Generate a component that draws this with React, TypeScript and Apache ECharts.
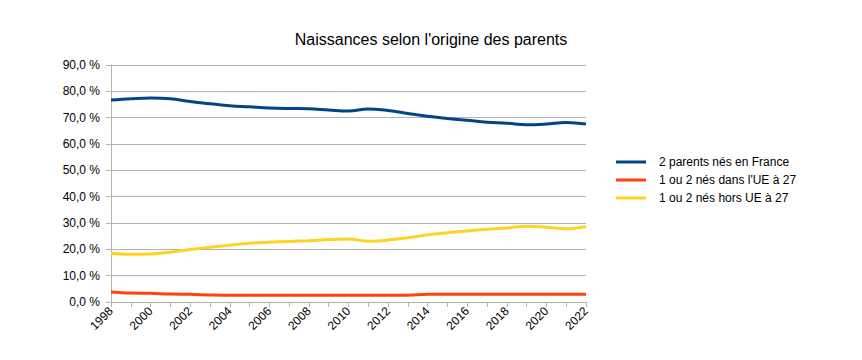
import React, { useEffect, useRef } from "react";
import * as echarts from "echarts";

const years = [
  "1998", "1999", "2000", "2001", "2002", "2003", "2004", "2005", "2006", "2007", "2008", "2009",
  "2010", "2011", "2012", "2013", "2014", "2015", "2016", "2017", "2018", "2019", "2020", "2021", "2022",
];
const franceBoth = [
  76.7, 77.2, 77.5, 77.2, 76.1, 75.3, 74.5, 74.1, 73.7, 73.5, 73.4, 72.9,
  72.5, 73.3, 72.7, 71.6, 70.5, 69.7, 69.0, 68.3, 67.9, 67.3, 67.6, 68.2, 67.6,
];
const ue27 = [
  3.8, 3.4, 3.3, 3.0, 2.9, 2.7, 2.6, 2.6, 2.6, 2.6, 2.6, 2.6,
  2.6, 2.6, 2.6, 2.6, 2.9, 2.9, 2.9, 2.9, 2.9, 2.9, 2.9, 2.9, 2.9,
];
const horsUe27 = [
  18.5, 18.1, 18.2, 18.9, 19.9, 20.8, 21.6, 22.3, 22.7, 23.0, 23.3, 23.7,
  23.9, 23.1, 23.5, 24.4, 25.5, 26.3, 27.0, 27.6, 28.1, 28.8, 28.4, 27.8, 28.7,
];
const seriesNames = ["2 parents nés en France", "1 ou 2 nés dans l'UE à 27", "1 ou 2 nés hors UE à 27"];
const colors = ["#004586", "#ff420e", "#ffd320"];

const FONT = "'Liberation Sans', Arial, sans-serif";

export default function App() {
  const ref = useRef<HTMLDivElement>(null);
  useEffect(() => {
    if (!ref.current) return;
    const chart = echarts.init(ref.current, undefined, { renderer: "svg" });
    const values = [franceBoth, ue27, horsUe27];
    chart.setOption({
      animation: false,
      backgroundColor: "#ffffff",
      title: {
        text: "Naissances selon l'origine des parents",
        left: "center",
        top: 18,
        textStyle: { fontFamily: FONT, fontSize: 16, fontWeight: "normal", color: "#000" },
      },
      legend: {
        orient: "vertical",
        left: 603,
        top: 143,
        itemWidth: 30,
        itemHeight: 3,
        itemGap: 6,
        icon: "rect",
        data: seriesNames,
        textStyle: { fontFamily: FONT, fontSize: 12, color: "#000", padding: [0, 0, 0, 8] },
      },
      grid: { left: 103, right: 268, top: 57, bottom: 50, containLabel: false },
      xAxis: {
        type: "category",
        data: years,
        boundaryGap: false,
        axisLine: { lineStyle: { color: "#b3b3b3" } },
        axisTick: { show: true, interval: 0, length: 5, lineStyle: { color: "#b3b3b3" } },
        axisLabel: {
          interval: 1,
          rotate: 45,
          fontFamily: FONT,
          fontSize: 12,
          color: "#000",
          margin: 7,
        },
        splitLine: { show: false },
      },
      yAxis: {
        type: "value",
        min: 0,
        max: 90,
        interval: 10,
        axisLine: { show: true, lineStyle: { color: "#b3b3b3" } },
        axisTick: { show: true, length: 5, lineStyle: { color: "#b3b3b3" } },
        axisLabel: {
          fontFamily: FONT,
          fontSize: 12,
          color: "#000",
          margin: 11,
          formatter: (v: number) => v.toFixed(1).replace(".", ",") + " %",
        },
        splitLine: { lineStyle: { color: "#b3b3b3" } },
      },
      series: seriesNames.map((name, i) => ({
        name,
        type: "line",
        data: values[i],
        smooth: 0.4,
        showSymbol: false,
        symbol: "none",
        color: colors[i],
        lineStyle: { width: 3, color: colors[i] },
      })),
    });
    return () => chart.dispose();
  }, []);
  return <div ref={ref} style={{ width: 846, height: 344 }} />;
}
* * *
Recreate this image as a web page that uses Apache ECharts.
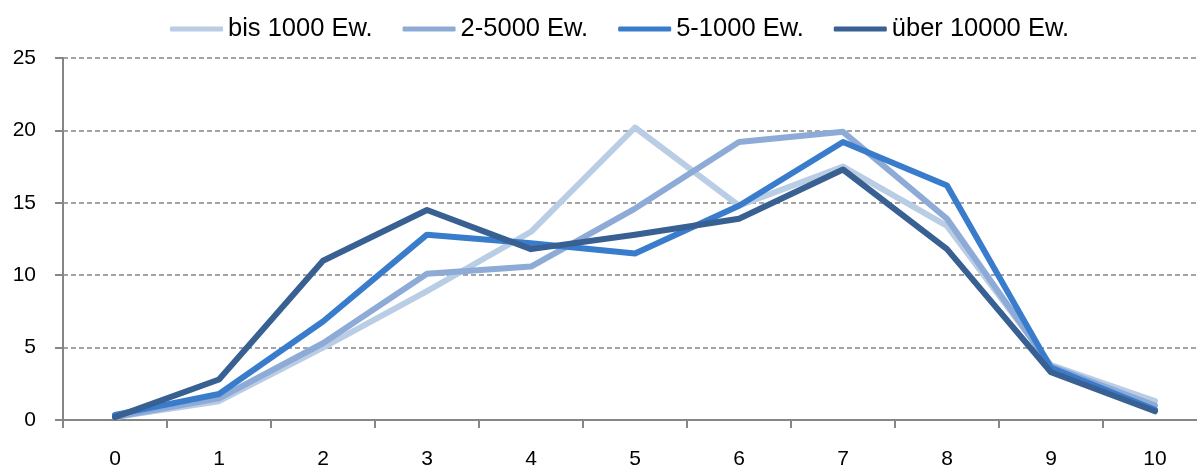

Problem to solve
Copy exactly the stretch of lines from the one containing "Generate a component" through the one containing "import * as", both included. Leave out any pictures.

Full output
Generate a component that draws this with React, TypeScript and Apache ECharts.
import React, { useEffect, useRef } from "react";
import * as echarts from "echarts";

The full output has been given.